Comparison of original vs. redesigned bundle cards

My Design Rationale

I redesigned bundle cards with a vertical layout and visual hierarchy that highlights the recommended option and price differences.

Why I Made This Decision

Transparent bundles reduce comparison friction and build trust, while still supporting upsell goals by clearly communicating added value in higher tiers.

Outcome

Faster bundle selection at first glance

Incresed confidence while booking

Design recommendation 3 – Make seat selection feel fair and optional

The Problem This Solved

Seat selection screens felt pushy, hiding free or auto‑assigned options and forcing users into paid seats before they understood the impact on price.

Comparison of original vs. redesigned seat selection

Comparison of original vs. redesigned seat selection

My Design Rationale

I added a clear “continue without seat selection” option, clarified which seats were free vs. paid, and added upfront messaging about price changes.

Why I Made This Decision

Framing seat choice as an optional upgrade, aligns with ethical UX, preserves revenue, and reduces the sense of being tricked.

Outcome

Fewer complaints about “forced” seat fees

Upsell revenue maintained through clearer value framing

Reduced abandonment during seat selection

What I got from this challenge

Prioritization is the real design challenge

With a tight timeline, it wasn’t realistic to “fix everything.” I had to focus on changes that would benefit both the user and the business. By concentrating on simplifying decision points, clarifying pricing, and making upsells feel optional rather than forced, I was able to create a more user-friendly experience that still aligned with Flair's revenue goals.

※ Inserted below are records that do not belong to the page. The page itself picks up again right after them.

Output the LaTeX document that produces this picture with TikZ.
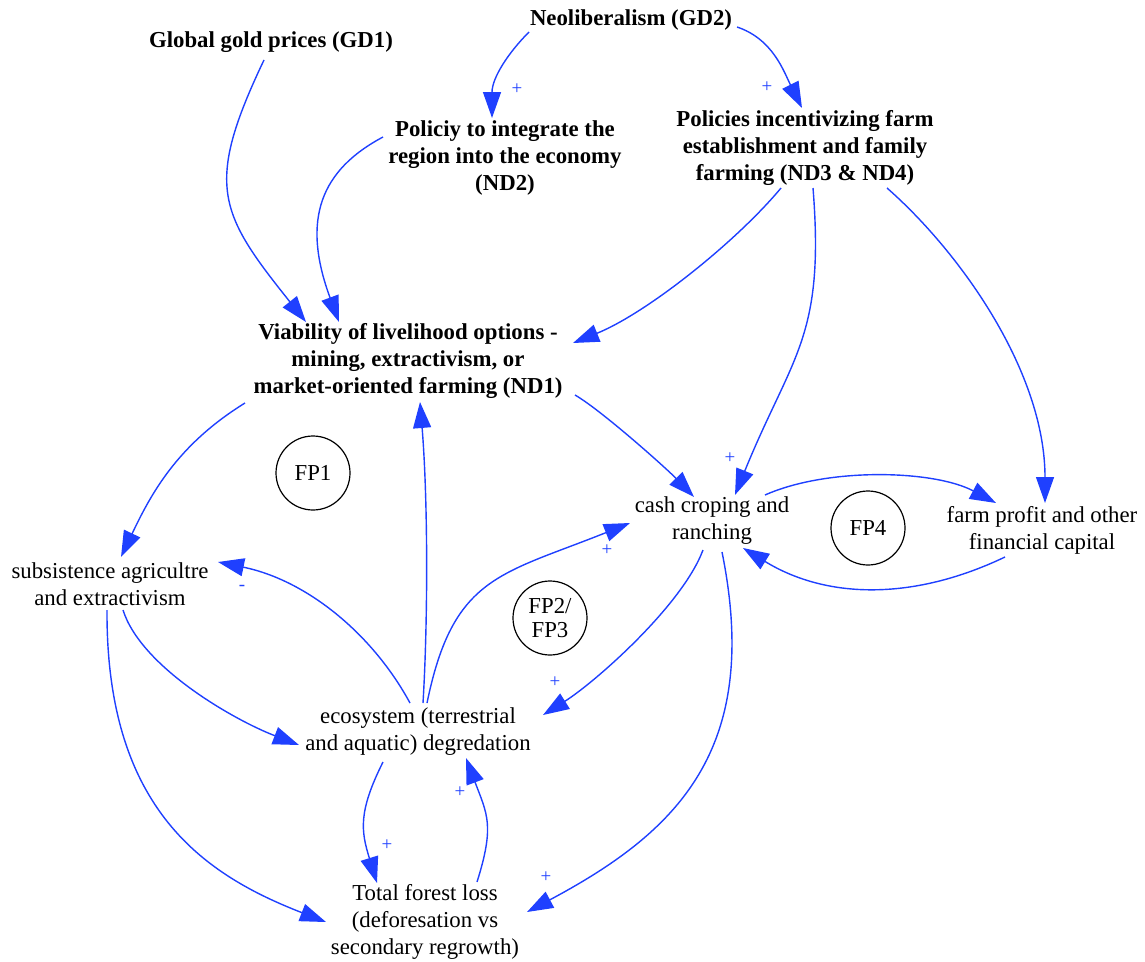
\documentclass[tikz,border=0pt]{standalone}
\usepackage{fontspec}
\setmainfont{Liberation Serif}
\usetikzlibrary{arrows.meta}
\definecolor{linkblue}{RGB}{31,64,255}
\begin{document}
\begin{tikzpicture}[x=1pt, y=1pt,
  var/.style={align=center, inner sep=0pt, font=\fontsize{22.8}{27}\selectfont\bfseries},
  lvar/.style={align=center, inner sep=0pt, font=\fontsize{22.8}{27}\selectfont},
  fp/.style={circle, draw, line width=1.2pt, minimum size=74pt, inner sep=0pt, align=center, font=\fontsize{22.8}{24}\selectfont},
  link/.style={draw=linkblue, line width=1.4pt, -{Triangle[length=26pt, width=18pt]}},
  sgn/.style={text=linkblue, inner sep=0pt, font=\fontsize{19}{19}\selectfont}]
\useasboundingbox (0,0) rectangle (1145,-961);
\node[var] (gd1) at (271,-42) {Global gold prices (GD1)};
\node[var] (gd2) at (631,-20) {Neoliberalism (GD2)};
\node[var] (nd2) at (505,-158) {Policiy to integrate the\\region into the economy\\(ND2)};
\node[var] (nd34) at (805,-148) {Policies incentivizing farm\\establishment and family\\farming (ND3 \& ND4)};
\node[var] (nd1) at (408,-361) {Viability of livelihood options -\\mining, extractivism, or\\market-oriented farming (ND1)};
\node[lvar] (cash) at (712,-521) {cash croping and\\ranching};
\node[lvar] (profit) at (1042,-530) {farm profit and other\\financial capital};
\node[lvar] (subs) at (110,-584) {subsistence agricultre\\and extractivism};
\node[lvar] (eco) at (418,-732) {ecosystem (terrestrial\\and aquatic) degredation};
\node[lvar] (forest) at (425,-922) {Total forest loss\\(deforesation vs\\secondary regrowth)};
\node[fp] (fp1) at (313,-473) {FP1};
\node[fp] (fp23) at (550,-618) {FP2/\\FP3};
\node[fp] (fp4) at (868,-528) {FP4};
% links
\draw[link] ([shift={(-7,-18)}]gd1.center) .. controls +(-60,-126) and +(-87,109) .. ([shift={(-102,39)}]nd1.center);
\draw[link] ([shift={(-122,21)}]nd2.center) .. controls +(-62,-33) and +(-38,103) .. ([shift={(-69,39)}]nd1.center);
\draw[link] ([shift={(-102,-12)}]gd2.center) .. controls +(-21,-21) and +(0,40) .. ([shift={(-13,40)}]nd2.center);
\draw[link] ([shift={(106,-7)}]gd2.center) .. controls +(36,-12) and +(-18,36) .. ([shift={(-3,40)}]nd34.center);
\draw[link] ([shift={(-24,-40)}]nd34.center) .. controls +(-45,-54) and +(74,30) .. ([shift={(165,18)}]nd1.center);
\draw[link] ([shift={(8,-40)}]nd34.center) .. controls +(12,-150) and +(57,140) .. ([shift={(23,26)}]cash.center);
\draw[link] ([shift={(82,-40)}]nd34.center) .. controls +(75,-66) and +(0,130) .. ([shift={(3,27)}]profit.center);
\draw[link] ([shift={(167,-34)}]nd1.center) .. controls +(26,-15) and +(-28,29) .. ([shift={(-18,24)}]cash.center);
\draw[link] ([shift={(-163,-42)}]nd1.center) .. controls +(-68,-42) and +(30,63) .. ([shift={(11,27)}]subs.center);
\draw[link] ([shift={(5,29)}]eco.center) .. controls +(5,83) and +(8,-98) .. ([shift={(12,-41)}]nd1.center);
\draw[link] ([shift={(-8,29)}]eco.center) .. controls +(-38,70) and +(88,-18) .. ([shift={(108,22)}]subs.center);
\draw[link] ([shift={(9,29)}]eco.center) .. controls +(26,127) and +(-130,-52) .. ([shift={(-82,-2)}]cash.center);
\draw[link] ([shift={(-9,-29)}]cash.center) .. controls +(-21,-56) and +(51,32) .. ([shift={(125,17)}]eco.center);
\draw[link] ([shift={(10,-31)}]cash.center) .. controls +(40,-198) and +(150,80) .. ([shift={(102,10)}]forest.center);
\draw[link] ([shift={(53,26)}]cash.center) .. controls +(63,28) and +(-62,33) .. ([shift={(-46,27)}]profit.center);
\draw[link] ([shift={(-37,-27)}]profit.center) .. controls +(-90,-43) and +(85,-52) .. ([shift={(31,-27)}]cash.center);
\draw[link] ([shift={(13,-26)}]subs.center) .. controls +(18,-57) and +(-65,25) .. ([shift={(-119,-13)}]eco.center);
\draw[link] ([shift={(-3,-26)}]subs.center) .. controls +(-1,-200) and +(-121,47) .. ([shift={(-99,0)}]forest.center);
\draw[link] ([shift={(-35,-30)}]eco.center) .. controls +(-25,-50) and +(-16,52) .. ([shift={(-48,39)}]forest.center);
\draw[link] ([shift={(52,40)}]forest.center) .. controls +(18,57) and +(21,-56) .. ([shift={(48,-26)}]eco.center);
% polarities
\node[sgn] (p1) at (517,-89) {+};
\node[sgn] (p2) at (767,-87) {+};
\node[sgn] (p3) at (730,-458) {+};
\node[sgn] (p4) at (607,-550) {+};
\node[sgn] (p5) at (555,-682) {+};
\node[sgn] (p6) at (546,-877) {+};
\node[sgn] (p7) at (387,-845) {+};
\node[sgn] (p8) at (460,-792) {+};
\node[sgn] (m1) at (242,-588) {-};
\end{tikzpicture}
\end{document}
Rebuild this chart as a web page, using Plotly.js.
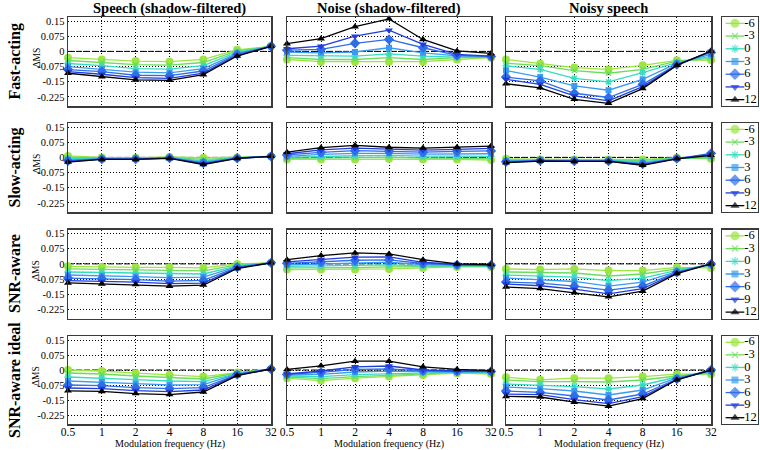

Transparency is a growth strategy, not a nice‑to‑have

Clear pricing and honest copy around upgrades reduced friction without killing upsells. Treating revenue goals and user trust as equal constraints produced a solution that feels both ethical and commercially viable. This project reinforces that better UX is better business. When customers feel respected and informed, they're more likely to complete their purchase, recommend the service, and return for future bookings.